So why a new Great Books List?

Why another great books list?


This site has been around for a couple of years in a primitive format so I thought it time to move on and get with the program and become a little more interactive. So, more of a blog than a huge website with a page devoted to each great book on the list. I hope you like the new cleaner look and find the content something that may spur you on to exploring more of the great books.

Each great book on this list illuminates something about the human condition; they explain the world live in and how we created it. They describe emotion; explain the origins of the religions and political systems that dominate our world. They can be tragic and comic. They can link us to the past and show that our predecessors thought on, worried over and cared about the same things we do. They show a struggle to explain the world and a need to express ideas. They can be dense, they can be poetic, they can be bright and fun and complex and difficult. Each presents challenges, but each explains an aspect of our world.

Will reading all these books make me a better person? With apologies to Aristotle, if all you did was read the great books of “liter-ra-ture!” and pontificate on the subtleties of Aristophanes then you’ll have few friends and you’ll spend more Saturday nights in with your great books than out with friends having a good time. No one likes a snob.
Still, if you never read anything from this list, are not curious about why some books are considered great, then you’ll missing out on something interesting, exciting and valuable.

There’s a happy medium. It’s not for everyone. Some people are just not interested and that’s fine, but for others you owe it to yourself to explore at least a couple of the great books listed here.

There is a reason that many works have stood the test of time. Great Books lists do, however, change and evolve. A work that a reader of one hundred years ago would have thought of indispensable can slip off the list and be replaced with a newer novel that reflects current ideas. A list complied in 1910 contains no Maya Angelou or Chinua Achebe no Nabokov or Rushdie.
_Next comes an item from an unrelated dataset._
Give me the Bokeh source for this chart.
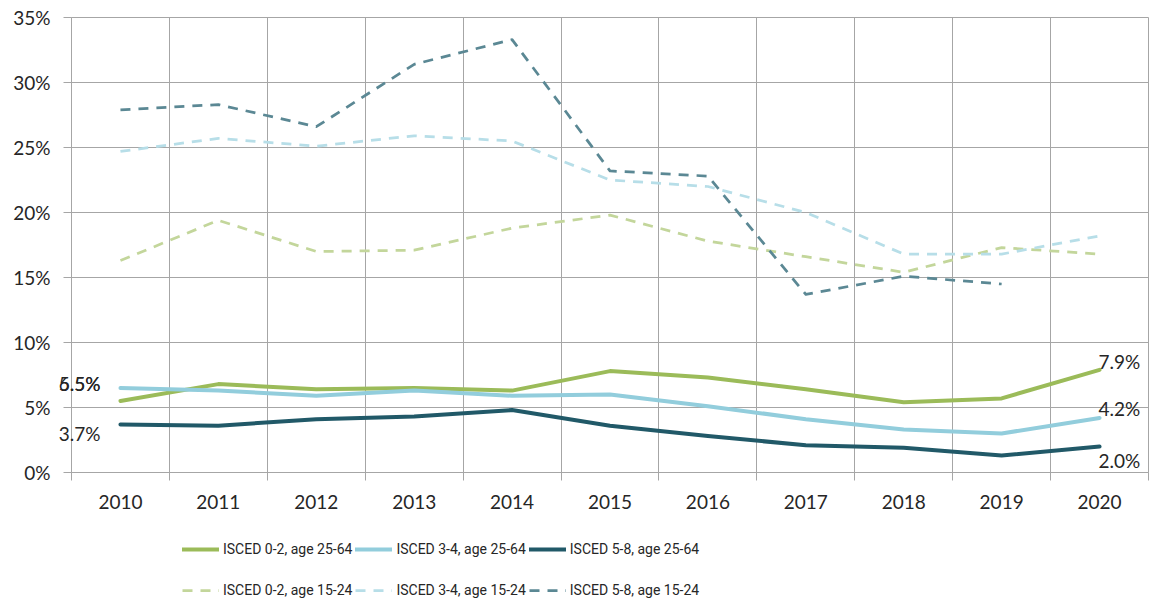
import math
from bokeh.plotting import figure
from bokeh.layouts import column
from bokeh.models import Range1d, FixedTicker, NumeralTickFormatter, Legend, LegendItem
from bokeh.embed import file_html
from bokeh.resources import INLINE
from bokeh.core.properties import value

years = [2010, 2011, 2012, 2013, 2014, 2015, 2016, 2017, 2018, 2019, 2020]
isced02_2564 = [5.5, 6.8, 6.4, 6.5, 6.3, 7.8, 7.3, 6.4, 5.4, 5.7, 7.9]
isced34_2564 = [6.5, 6.3, 5.9, 6.3, 5.9, 6.0, 5.1, 4.1, 3.3, 3.0, 4.2]
isced58_2564 = [3.7, 3.6, 4.1, 4.3, 4.8, 3.6, 2.8, 2.1, 1.9, 1.3, 2.0]
isced02_1524 = [16.3, 19.4, 17.0, 17.1, 18.8, 19.8, 17.8, 16.6, 15.4, 17.3, 16.8]
isced34_1524 = [24.7, 25.7, 25.1, 25.9, 25.5, 22.5, 22.0, 20.0, 16.8, 16.8, 18.2]
isced58_1524 = [27.9, 28.3, 26.6, 31.4, 33.3, 23.2, 22.8, 13.7, 15.1, 14.5, None]
y_ticks = [0, 5, 10, 15, 20, 25, 30, 35]

labels = ["ISCED 0-2, age 25-64", "ISCED 3-4, age 25-64", "ISCED 5-8, age 25-64",
          "ISCED 0-2, age 15-24", "ISCED 3-4, age 15-24", "ISCED 5-8, age 15-24"]

FONT = "Lato"
GRID = "#a6a6a6"
TXT = "#262626"

p = figure(width=1149, height=525, output_backend="svg", toolbar_location=None,
           x_range=Range1d(years[0] - 0.5, years[-1] + 0.5),
           y_range=Range1d(0, 0.35),
           min_border_left=71, min_border_right=1, min_border_top=17, min_border_bottom=53)
p.outline_line_color = GRID
p.outline_line_width = 1
p.background_fill_color = "white"
p.border_fill_color = "white"

bounds = [y - 0.5 for y in years] + [years[-1] + 0.5]
p.xaxis.ticker = FixedTicker(ticks=years, minor_ticks=bounds)
p.xgrid.ticker = FixedTicker(ticks=bounds)
p.xgrid.grid_line_color = GRID
p.xaxis.major_tick_out = 0
p.xaxis.major_tick_in = 0
p.xaxis.minor_tick_out = 8
p.xaxis.minor_tick_in = 0
p.xaxis.minor_tick_line_color = GRID
p.xaxis.axis_line_color = GRID
p.xaxis.major_label_standoff = 14
p.xaxis.major_label_text_font = FONT
p.xaxis.major_label_text_font_size = "19px"
p.xaxis.major_label_text_color = TXT

yt = [t / 100 for t in y_ticks]
p.yaxis.ticker = FixedTicker(ticks=yt, minor_ticks=[])
p.ygrid.ticker = FixedTicker(ticks=yt)
p.ygrid.grid_line_color = GRID
p.yaxis.formatter = NumeralTickFormatter(format="0%")
p.yaxis.major_tick_out = 8
p.yaxis.major_tick_in = 0
p.yaxis.major_tick_line_color = GRID
p.yaxis.minor_tick_line_color = None
p.yaxis.axis_line_color = GRID
p.yaxis.major_label_standoff = 13
p.yaxis.major_label_text_font = FONT
p.yaxis.major_label_text_font_size = "19px"
p.yaxis.major_label_text_color = TXT


def frac(vals):
    return [float("nan") if v is None else v / 100 for v in vals]


series = [
    (isced02_2564, "#9bbb59", 4, "solid"),
    (isced34_2564, "#92cddc", 4, "solid"),
    (isced58_2564, "#215968", 4, "solid"),
    (isced02_1524, "#c3d69b", 2.75, "10 8"),
    (isced34_1524, "#b7dee8", 2.75, "10 8"),
    (isced58_1524, "#5b8894", 2.75, "10 8"),
]
for vals, col, w, dash in series:
    p.line(years, frac(vals), line_color=col, line_width=w, line_dash=dash,
           line_cap="round" if dash == "solid" else "butt", line_join="round")

# data labels for solid series (first and last points)
solid = [isced02_2564, isced34_2564, isced58_2564]
left_offsets = [-18, -5, 9]
right_offsets = [-8, -9, 14]
for vals, lo, ro in zip(solid, left_offsets, right_offsets):
    p.text([years[0]], [vals[0] / 100], text=[f"{vals[0]:.1f}%"], x_offset=-20, y_offset=lo,
           text_align="right", text_baseline="middle", text_font=value(FONT),
           text_font_size="19px", text_color=TXT, level="overlay")
    p.text([years[-1]], [vals[-1] / 100], text=[f"{vals[-1]:.1f}%"], x_offset=-1, y_offset=ro,
           text_align="left", text_baseline="middle", text_font=value(FONT),
           text_font_size="19px", text_color=TXT, level="overlay")

# legend figure below the chart
lf = figure(width=1149, height=80, output_backend="svg", toolbar_location=None,
            x_range=Range1d(0, 1), y_range=Range1d(0, 1),
            min_border=0, min_border_left=0, min_border_right=0,
            min_border_top=0, min_border_bottom=0)
lf.axis.visible = False
lf.grid.visible = False
lf.outline_line_color = None
lf.background_fill_color = "white"
lf.border_fill_color = "white"

dummies = []
for vals, col, w, dash in series:
    dummies.append(lf.line([float("nan")], [float("nan")], line_color=col, line_width=w,
                           line_dash=dash, line_cap="round" if dash == "solid" else "butt"))

LFONT = "Roboto"
for row, vy in ((0, 46), (1, 5)):
    items = [LegendItem(label=labels[row * 3 + i], renderers=[dummies[row * 3 + i]]) for i in range(3)]
    lg = Legend(items=items, orientation="horizontal",
                location=(111, vy),
                padding=0, margin=0, spacing=3, glyph_width=37, glyph_height=20,
                label_height=20, label_standoff=4,
                label_text_font=LFONT, label_text_font_size="14px",
                label_text_color=TXT,
                border_line_color=None, background_fill_alpha=0)
    lf.add_layout(lg)

layout = column(p, lf, spacing=0)
open("out.html", "w").write(file_html(layout, INLINE))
It’s a valid criticism that most of the Great Books lists represent the views of dead white guys who are mostly Greek, Roman, English and American. Admittedly, males make up the vast majority of writers on this list, although that reflects a reality — that ‘without a room of their own,’ women were not able or allowed to write for most of history.  With this list I tried to include as many important women writers as possible while still remaining true to the intent of the list. I have also tried to include works from all over the world – from Asia, Africa and South America. All, I believe fit the criteria and diversify the great book canon without pandering to political correctness.

Also time becomes a referee. So the books here tend to be older than 25 years old. There may well be books written in the last couple of years that will grace a great books list one hundred years hence. But for this list I am not including any beyond 1980.